Sonic Mega Collection still offers the definitive selection of 2D Sonic games, but any fan without a Mega CD owes it to themself to pick this up. It's worth noting only the Japanese version contains the Bare Knuckle games (they are removed from the UK and US versions for classification reasons), so importing is really the only option if you don't have the original Streets Of Rage games, otherwise you're not really getting a great deal here. Oh, and of course PAL and US versions contain the shitty US-remixed Sonic CD soundtrack, so again: the Japanese version is essential.
So, take off three or four marks if you already own Sonic CD or a Bare Knunckle, then.
Seven out of ten
Release Date: 14/10/05
So, for just under 30 games for just under twenty pounds (that's just over 65p per game), I'd have to be quite cynical to moan about this compilation, right? But moan is what I'm going to do. A little bit.
First of all, the whole package is presented very nicely, with an intuitive layout and each game selectable from a spin-able menu, each containing hints and info about every game. The omission of customisable controls is lazy, but forgivable; the lack of PS1 stick support less so, (especially considering a lot of players will be used to playing these titles with a stick or lightgun in arcades), but what matters the most is that there are at least half a dozen stone solid classics on this package. Bubble Bobble and Space Invaders remain my absolute favourites, and the likes of New Zealand Story, Rainbow Islands and Continental Circus provide excellent stop-gaps between them. With Elevator Action, Phoenix, Plump Plop and Exzisus also beginning to eat away at my time, there are plenty of hidden nuggets thrown in here: you get your money's worth that's for sure.

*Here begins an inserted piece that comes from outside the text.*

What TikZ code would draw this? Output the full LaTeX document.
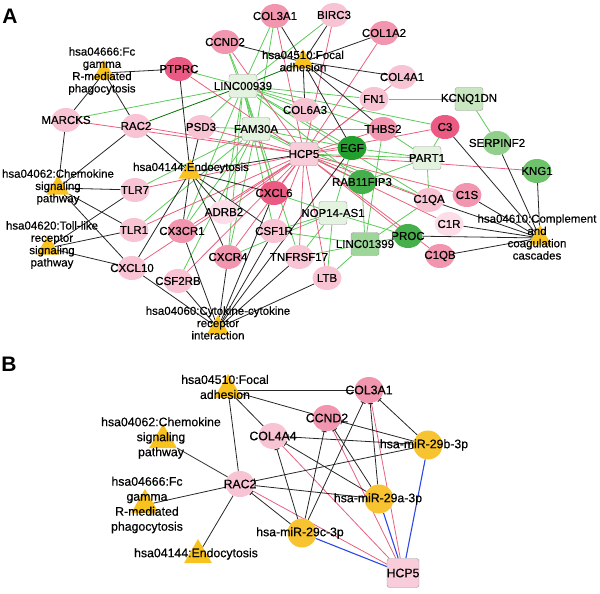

But why on earth does the emulation appear so poor? There's a distinct and all-too apparent blurry-ness on all of these games. The sprites are blurred and faded with no sharpness or clarity. I've no idea how long it takes to put these collections together, but if a company puts a lot of effort into the packaging and presentation of these "greatest hits" collections, surely the least you should expect is that the games themselves are up to the same standard? How much hassle is it to emulate games that are 15 or 20 years old on 128bit hardware? How much hassle is it to put the game on a DVD, instead of a constantly whirring, fan-overheating, disk-tray destroying CD?
The news that a sequel to Legends (already available as Taito Memories Gekan/Joukan in Japan) is to arrive next year (complete with the brilliant Darius and Hat-Trick Hero) seems to be another slap across the cheek just for good measure. Look beyond the problems though, and you still have a cheap and diverse range of excellent software from one of gaming's past giants, which delights and frustrates in equal measure.
Six out of ten
Release Date: 10/09/04
This is quite old (over a year now), but definitely worth tracking down. The game's "extras" and the general presentation of this collection is laughably piss-poor, especially compared to Taito Legends. The video interviews look like they've been ripped straight off the net, (probably files named "jarvis_defender_low.mpg" - you get the idea), and then slapped straight onto the disk, even though none of them sound clear or synch up to the video.
However, the games themselves, I cannot argue with. There's a lot of quality here, so where to start? Robotron: 2084, Defender, Marble Madness, Smash TV and Sinistar are primarily where it's at, with Joust, Super Sprint and Gauntlet providing some extra throwaway thrills. And they all play, sound and look superb. I love Robotron and Defender, even though I'm pretty useless at both. The controls work well for the majority of the games; Marble Madness is suited fairly well to the analogue stick in absence of a track ball, whereas the dual analogue setup of the PS2 pad again works favourably for Robotron and Smash TV. The flimsy-ness of the sticks is sometimes a little bit frustrating in games which require accuracy and quick reflexes, and although custom controls and PS1 arcade stick support are included, Midway Arcade Treasures can't truly emulate the two-stick or wheel setup required for a lot of the games in this disk.
But what is there, is gold. Smooth, crisp graphics, good (although sometimes varying) sound quality and a healthy array of ever-playable classics with a good smattering of options. Buy this, if only for Robotron and Defender. It's got to be worth it.
Seven out of ten
Developer: Digital Eclipse
Release Date: 30/08/05
Namco celebrated their anniversary in 2005, fifty years since the company first began running children's amusement rides on the rooftop of a department store in Yokohama. Half a century later, and the company remains one of the biggest and most successful videogame developers of all time, with a rich back-catalogue of quality titles spanning over 25 years.
The console versions of Namco Museum 50th Anniversary (due out in the UK in early 2006) contain nearly triple the amount of games found in this GBA collection. Dig-Dug, Pac Man, Ms. Pac Man, Rally X and Galaga are all well and good, but it would have been nice to have squeezed a few more into the cart, especially considering most of these games have already appeared on GBA in the original Namco Museum and the excellent Pac-Man Collection.
Still, with Galaga and Ms. Pac Man on the same cart, there's always going to be lots of fun found here. The conversions (or rather re-workings) are faultless, all looking and sounding great with some handy screen-option features for the Pac Man games. A save feature would have been nice for high scores, and overall this doesn't warrant a purchase if you have already played Namco Museum on GBA. Altogether better value for money might be found waiting in the 14-game PS2 version.